Opinion, Berkeley Blogs

The climate won't wait for an inadequate international agreement

By John Harte


Something will be agreed upon in Copenhagen…the real issue is whether or not it will be effective in dealing with the enormous threat to civilization posed by sea level rise, drought and famine, ecosystem destruction, and other consequences of climate warming.  My concern is that action in Copenhagen will simply take the form of agreement on one or the other of the two types of target currently being discussed: keeping the carbon dioxide level in the atmosphere below some critical value,  say 400 parts per million, or keeping the temperature increase below some critical value, say 2 degrees Celsius. Targets like those are inadequate, however, because they do not lead to prescriptions for actual policy.   Let’s set and adhere to targets that bear some relationship to actual policy.

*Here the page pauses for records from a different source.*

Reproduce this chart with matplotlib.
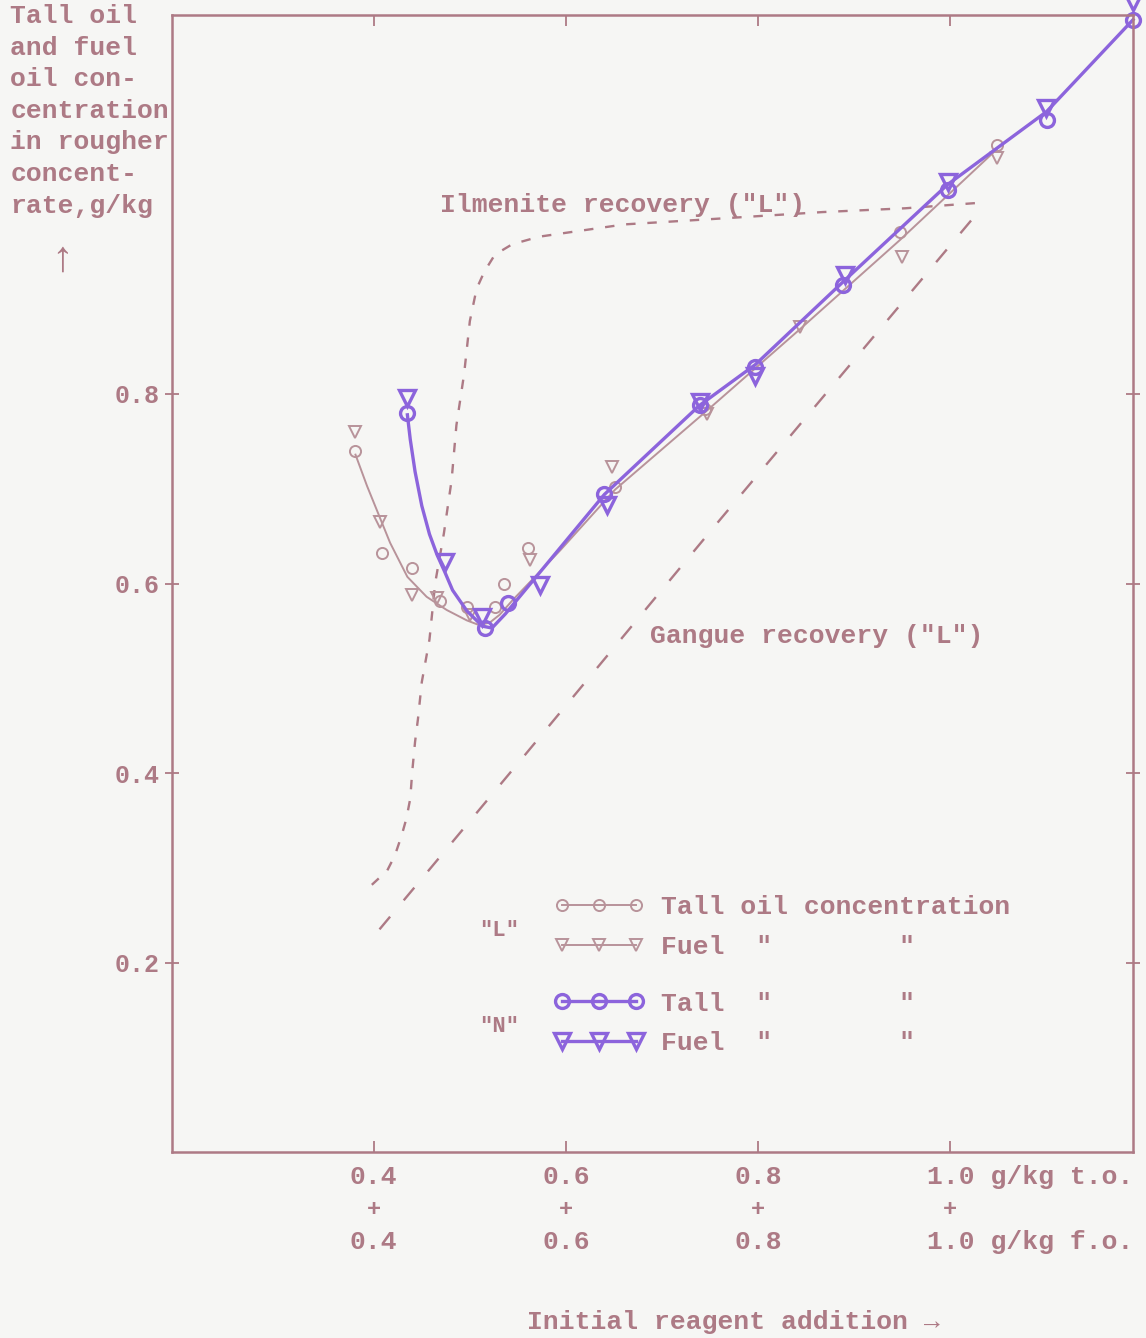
import matplotlib
matplotlib.use('Agg')
import matplotlib.pyplot as plt
from matplotlib.lines import Line2D
from matplotlib.transforms import blended_transform_factory, offset_copy

# Reagent addition (g/kg t.o. + g/kg f.o.) and concentration in rougher concentrate, g/kg
# "L" tall oil
l_tall_x = [0.381, 0.409, 0.440, 0.469, 0.497, 0.526, 0.536, 0.560, 0.651, 0.745, 0.948, 1.048]
l_tall_y = [0.740, 0.632, 0.616, 0.582, 0.575, 0.575, 0.600, 0.637, 0.702, 0.784, 0.971, 1.063]
# "L" fuel oil
l_fuel_x = [0.380, 0.406, 0.440, 0.466, 0.500, 0.563, 0.648, 0.747, 0.843, 0.950, 1.048]
l_fuel_y = [0.760, 0.665, 0.588, 0.585, 0.567, 0.625, 0.723, 0.779, 0.871, 0.945, 1.049]
# drawn curve through the "L" points
l_curve_x = [0.381, 0.393, 0.403, 0.417, 0.435, 0.455, 0.476, 0.497, 0.510, 0.521, 0.531, 0.545,
             0.563, 0.594, 0.651, 0.745, 0.843, 0.948, 1.048]
l_curve_y = [0.736, 0.703, 0.678, 0.643, 0.607, 0.586, 0.572, 0.561, 0.556, 0.559, 0.567, 0.583,
             0.602, 0.635, 0.699, 0.781, 0.868, 0.963, 1.058]

# "N" tall oil
n_tall_x = [0.435, 0.516, 0.540, 0.640, 0.739, 0.797, 0.888, 0.997, 1.100, 1.190]
n_tall_y = [0.780, 0.553, 0.579, 0.694, 0.788, 0.829, 0.915, 1.015, 1.089, 1.195]
# "N" fuel oil
n_fuel_x = [0.435, 0.474, 0.513, 0.573, 0.643, 0.739, 0.797, 0.890, 0.997, 1.099, 1.190]
n_fuel_y = [0.796, 0.623, 0.565, 0.598, 0.683, 0.792, 0.819, 0.926, 1.024, 1.102, 1.214]
# drawn curve through the "N" points
n_curve_x = [0.435, 0.438, 0.443, 0.450, 0.458, 0.466, 0.474, 0.482, 0.497, 0.513, 0.523, 0.537,
             0.573, 0.640, 0.739, 0.797, 0.890, 0.997, 1.100, 1.190]
n_curve_y = [0.778, 0.752, 0.718, 0.682, 0.652, 0.630, 0.612, 0.593, 0.571, 0.555, 0.553, 0.568,
             0.612, 0.694, 0.788, 0.831, 0.920, 1.021, 1.098, 1.195]

# Ilmenite recovery ("L") curve
ilm_x = [0.398, 0.414, 0.422, 0.429, 0.434, 0.438, 0.440, 0.443, 0.446, 0.450, 0.458, 0.464,
         0.473, 0.481, 0.486, 0.494, 0.500, 0.507, 0.515, 0.526, 0.544, 0.572, 0.606, 0.661,
         0.742, 0.867, 0.953, 1.033]
ilm_y = [0.282, 0.297, 0.313, 0.334, 0.352, 0.373, 0.401, 0.433, 0.457, 0.496, 0.541, 0.601,
         0.653, 0.709, 0.767, 0.821, 0.877, 0.911, 0.929, 0.947, 0.958, 0.966, 0.971, 0.979,
         0.984, 0.992, 0.996, 1.002]
# Gangue recovery ("L") line
gan_x = [0.406, 0.554, 0.760, 1.033]
gan_y = [0.235, 0.415, 0.667, 0.997]

x_ticks = [0.4, 0.6, 0.8, 1.0]
x_top = ['0.4', '0.6', '0.8', '1.0 g/kg t.o.']
x_bottom = ['0.4', '0.6', '0.8', '1.0 g/kg f.o.']
y_ticks = [0.2, 0.4, 0.6, 0.8]
y_labels = ['0.2', '0.4', '0.6', '0.8']

# colours of the typed sheet
ink = '#ad7a85'
pale = '#b8939a'
violet = '#8c64dc'
paper = '#f6f6f4'
mono = ['Liberation Mono', 'DejaVu Sans Mono']
fs = 19

plt.rcParams['font.family'] = mono
plt.rcParams['font.weight'] = 'bold'
fig = plt.figure(figsize=(11.46, 13.38), dpi=100, facecolor=paper)
ax = fig.add_axes([0.150, 0.139, 0.8387, 0.8498])
ax.set_facecolor(paper)
ax.set_xlim(0.19, 1.19)
ax.set_ylim(0.0, 1.2)

#recovery curves
ax.plot(ilm_x, ilm_y, color=ink, lw=1.7, dashes=(4, 5))
ax.plot(gan_x, gan_y, color=ink, lw=1.7, dashes=(7, 9))

#"L" curve and points
ax.plot(l_curve_x, l_curve_y, color=pale, lw=1.4, clip_on=False)
ax.plot(l_tall_x, l_tall_y, ls='none', marker='o', ms=8, mfc='none', mec=pale, mew=1.4,
        clip_on=False)
ax.plot(l_fuel_x, l_fuel_y, ls='none', marker='v', ms=9, mfc='none', mec=pale, mew=1.4,
        clip_on=False)

#"N" curve and points
ax.plot(n_curve_x, n_curve_y, color=violet, lw=2.4, clip_on=False)
ax.plot(n_tall_x, n_tall_y, ls='none', marker='o', ms=10, mfc='none', mec=violet, mew=2.4,
        clip_on=False)
ax.plot(n_fuel_x, n_fuel_y, ls='none', marker='v', ms=11, mfc='none', mec=violet, mew=2.4,
        clip_on=False)

#curve labels
ax.text(0.469, 0.9995, 'Ilmenite recovery ("L")', color=ink, fontsize=fs, ha='left',
        va='center')
ax.text(0.687, 0.5446, 'Gangue recovery ("L")', color=ink, fontsize=fs, ha='left',
        va='center')

#legend, two groups
l_handles = [Line2D([], [], color=pale, lw=1.4, marker='o', ms=8, mfc='none', mec=pale, mew=1.4),
             Line2D([], [], color=pale, lw=1.4, marker='v', ms=9, mfc='none', mec=pale, mew=1.4)]
n_handles = [Line2D([], [], color=violet, lw=2.4, marker='o', ms=10, mfc='none', mec=violet, mew=2.4),
             Line2D([], [], color=violet, lw=2.4, marker='v', ms=11, mfc='none', mec=violet, mew=2.4)]
leg_opts = dict(frameon=False, numpoints=3, handlelength=3.4, handletextpad=0.65,
                labelspacing=0.6, borderpad=0, borderaxespad=0, loc='center left',
                prop={'family': mono, 'size': fs, 'weight': 'bold'}, labelcolor=ink)
leg1 = ax.legend(l_handles, ['Tall oil concentration', 'Fuel  "        "'],
                 bbox_to_anchor=(0.398, 0.198), **leg_opts)
ax.add_artist(leg1)
ax.legend(n_handles, ['Tall  "        "', 'Fuel  "        "'],
          bbox_to_anchor=(0.398, 0.113), **leg_opts)
ax.text(0.531, 0.234, '"L"', color=ink, fontsize=fs - 3, ha='center', va='center')
ax.text(0.531, 0.132, '"N"', color=ink, fontsize=fs - 3, ha='center', va='center')

#frame and ticks
for side in ax.spines.values():
    side.set_color(ink)
    side.set_linewidth(1.8)
ax.set_yticks(y_ticks)
ax.set_yticklabels(y_labels, fontsize=fs - 1, color=ink)
ax.set_xticks(x_ticks)
ax.set_xticklabels([])
ax.tick_params(axis='y', direction='inout', length=10, width=1.3, color=ink, right=True, pad=4)
ax.tick_params(axis='x', direction='in', length=8, width=1.3, color=ink, top=True)

#two-row x tick labels with "+" in between
trans = blended_transform_factory(ax.transData, fig.transFigure)
for xv, top, bottom in zip(x_ticks, x_top, x_bottom):
    if len(top) > 3:
        # keep "1.0" over the tick, the unit runs to the right
        t = offset_copy(trans, fig=fig, x=-1.5 * 0.6 * fs, units='points')
        ha = 'left'
    else:
        t = trans
        ha = 'center'
    ax.text(xv, 0.1203, top, transform=t, ha=ha, va='center', fontsize=fs, color=ink)
    ax.text(xv, 0.0957, '+', transform=trans, ha='center', va='center', fontsize=fs - 2, color=ink)
    ax.text(xv, 0.0717, bottom, transform=t, ha=ha, va='center', fontsize=fs, color=ink)

fig.text(0.64, 0.012, 'Initial reagent addition \u2192', ha='center', va='center',
         fontsize=fs, color=ink)
fig.text(0.009, 0.997, 'Tall oil\nand fuel\noil con-\ncentration\nin rougher\nconcent-\nrate,g/kg',
         ha='left', va='top', fontsize=fs, color=ink, linespacing=1.4)
fig.text(0.054, 0.806, '\u2191', ha='center', va='center', fontsize=fs + 12, color=ink,
         fontweight='normal')

fig.savefig('out.png', dpi=100, facecolor=paper)
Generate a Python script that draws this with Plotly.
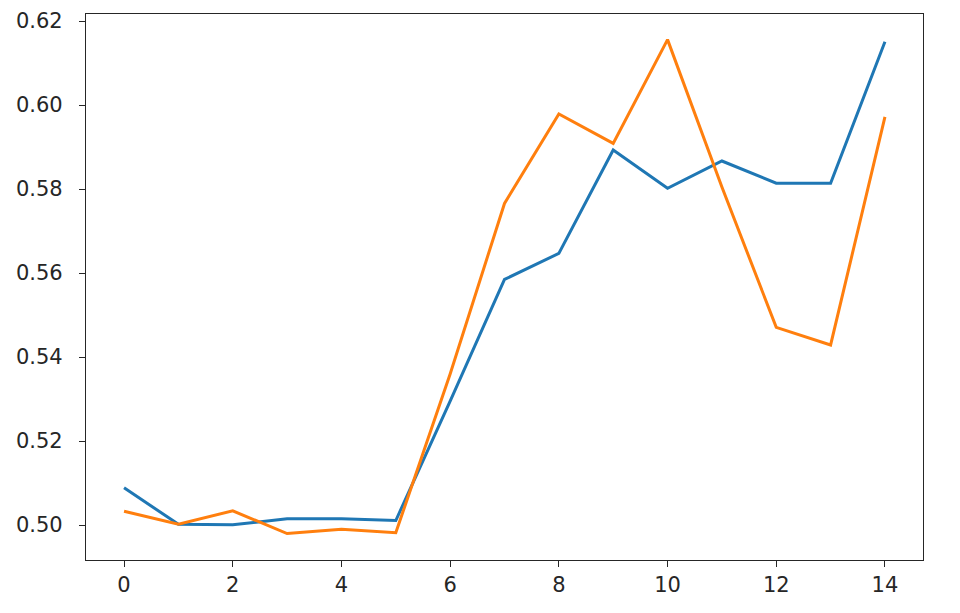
import plotly.graph_objects as go

x_vals = list(range(15))
blue_vals = [0.5089, 0.5002, 0.5001, 0.5015, 0.5015, 0.5011, 0.5295, 0.5585,
             0.5647, 0.5893, 0.5802, 0.5867, 0.5814, 0.5814, 0.6151]
orange_vals = [0.5033, 0.5002, 0.5034, 0.4980, 0.4990, 0.4982, 0.5360, 0.5766,
               0.5979, 0.5909, 0.6156, 0.5805, 0.5471, 0.5429, 0.5972]
x_ticks = [0, 2, 4, 6, 8, 10, 12, 14]
y_ticks = [0.50, 0.52, 0.54, 0.56, 0.58, 0.60, 0.62]

fig = go.Figure()
fig.add_trace(go.Scatter(x=x_vals, y=blue_vals, mode="lines",
                         line=dict(color="#1f77b4", width=3)))
fig.add_trace(go.Scatter(x=x_vals, y=orange_vals, mode="lines",
                         line=dict(color="#ff7f0e", width=3)))

axis_common = dict(showgrid=False, zeroline=False, showline=True, linecolor="#262626",
                   linewidth=1.3, mirror=True, ticks="outside", ticklen=6, tickwidth=1.3,
                   tickcolor="#262626", automargin=False,
                   tickfont=dict(family="DejaVu Sans", size=21, color="#262626"))

# page body has an 8px default margin, so the figure is sized to fit the window
fig.update_layout(
    width=952, height=605,
    margin=dict(l=78, r=37, t=6, b=53, autoexpand=False),
    paper_bgcolor="white", plot_bgcolor="white",
    showlegend=False,
    xaxis=dict(range=[-0.7, 14.7], tickvals=x_ticks,
               ticktext=[str(v) for v in x_ticks], **axis_common),
    yaxis=dict(range=[0.4917, 0.6217], tickvals=y_ticks,
               ticktext=[f"{v:.2f}" for v in y_ticks], ticklabelstandoff=12, **axis_common),
)

fig.write_html("out.html")
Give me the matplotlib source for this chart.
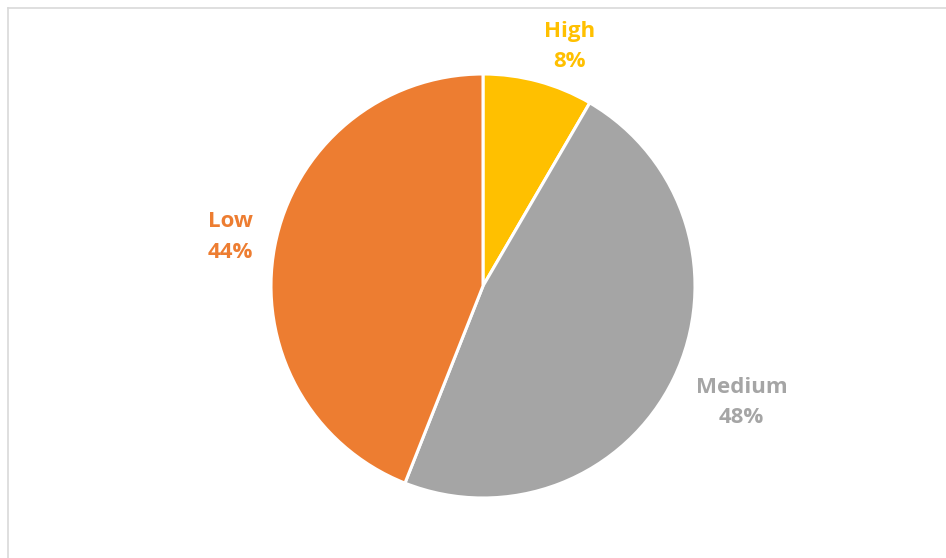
import matplotlib
matplotlib.use("Agg")
import matplotlib.pyplot as plt
from matplotlib.lines import Line2D

categories = ["High", "Medium", "Low"]
values = [8.4, 47.6, 44.0]
colors = ["#FFC000", "#A5A5A5", "#ED7D31"]
label_pos = [(0.41, 1.13), (1.22, -0.55), (-1.19, 0.23)]

W, H = 946, 558
fig = plt.figure(figsize=(W / 100, H / 100), dpi=100)
fig.patch.set_facecolor("white")

cx, cy, r = 483, H - 286, 212
half = 1.5 * r
ax = fig.add_axes([(cx - half) / W, (cy - half) / H, 2 * half / W, 2 * half / H])

ax.pie(values, colors=colors, startangle=90, counterclock=False, radius=1,
       wedgeprops=dict(edgecolor="white", linewidth=2.2))
ax.set_xlim(-1.5, 1.5)
ax.set_ylim(-1.5, 1.5)
ax.axis("off")

total = sum(values)
for cat, v, c, (x, y) in zip(categories, values, colors, label_pos):
    ax.text(x, y, f"{cat}\n{round(100 * v / total)}%", color=c, fontsize=16,
            fontweight="bold", family=["Open Sans", "DejaVu Sans"],
            ha="center", va="center", linespacing=1.6)

bc = "#D9D9D9"
fig.add_artist(Line2D([7.5 / W, 7.5 / W], [0, (H - 8) / H], color=bc, lw=1.2,
                      transform=fig.transFigure))
fig.add_artist(Line2D([7.5 / W, 1], [(H - 8) / H, (H - 8) / H], color=bc, lw=1.2,
                      transform=fig.transFigure))

fig.savefig("out.png", dpi=100, facecolor="white")
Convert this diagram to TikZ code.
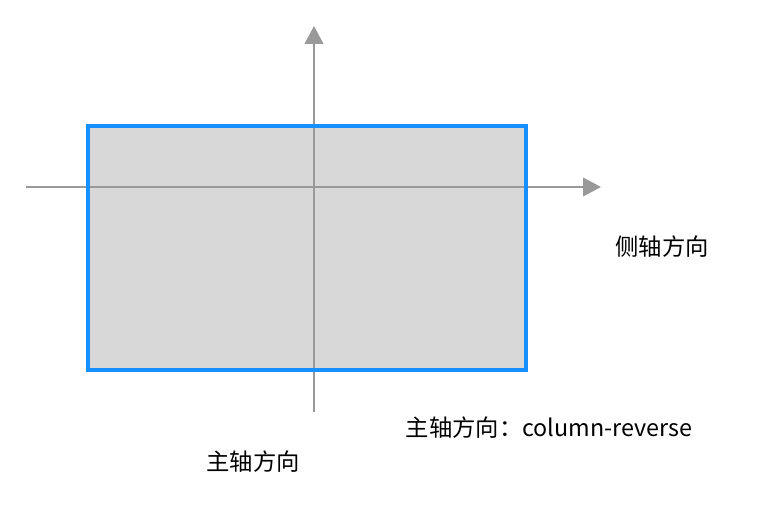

I hope that out of Copenhagen, we see the nations of the world committing to a target of cutting  greenhouse gas emissions as cost effectively, as rapidly, and as deeply as possible.  Getting emissions down to 1/4 of their current level by the year 2030 is a reasonable goal and it could be achieved by increasing energy use efficiency and replacing fossil fuels with wind, solar, and clean geothermal energy.  Along with investing in developing new electric storage technologies, modernizing the electric grid, reducing climate-altering gases from agriculture, and protecting the carbon reservoirs in the world’s remaining forests, these specific targets,  if adopted and adhered to, could hugely reduce the threat of climate change and also help build a stronger world economy.  If the rest of the world does not go along, it is still in the U.S.’s economic and environmental interest to expeditiously adopt these policies.